Watching this film version again today (after watching it 35 time in the 80s), I have to admit most episode are underwhelming:

There is “Father’s day”, which show the very simplistic nature of most spook stories in the creepshow tradition: man gets murdered, comes back from grave, hunts everybodt down, done. More a reminiscence to ghost stories than frightening in itself (the 1980s hair, clothes, music and – take this, young people – cassette recorders are actually frightening). “The Lonsesome death of Jordi Verrill” is great basically for the fact that Stephen King stars in it and gives a camp performance as moronic Jordi being eaten by weeds. “Something to Tide You Over” casts Leslie Nielsen very much against his clichéd comedian image, as a betrayed husband with a revenge plot that turns against him, approaching with wet feet splashing….  “The Crate” may be the longest segment, and also the most complete of a story, and a cast that just about looks like a John Carpenter movie: Hal Holbrook and Adrienne Barbeau and Fritz Weaver. Holbrook is always great, he is the last-generation sad faced character that today would be played by William H. Macy.

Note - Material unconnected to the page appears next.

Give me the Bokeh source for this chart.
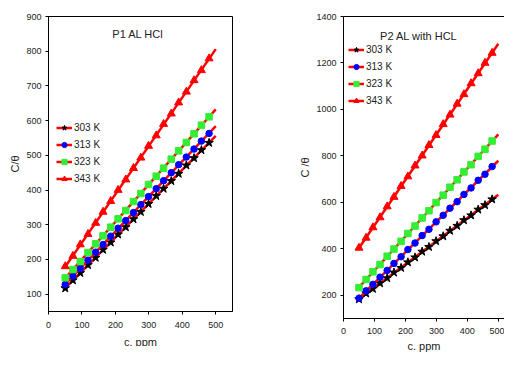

He takes revenge on his annoying wife by showing her the hungry creature that they found in an ancient crate under the college stairs… Finally, “They’re creeping up on you” is in design and style an almost surreal piece about too rich person with too many paranoias, especially about bugs. On the other hand, it turns out he is right to be worried about the cockroaches invading his supposedly air-tight and bug-proof apartment.

With its bracketing prologue and epilogue sequences, and its animated elements to introduce each segment, the film manages to convey the feeling of the comic book. It does not, however, create something very thrilling, and is more a homage to the horror comic books that some of us loved so much when we were little. But I still treasure the comic book with Bernie Wrightson’s illustrations!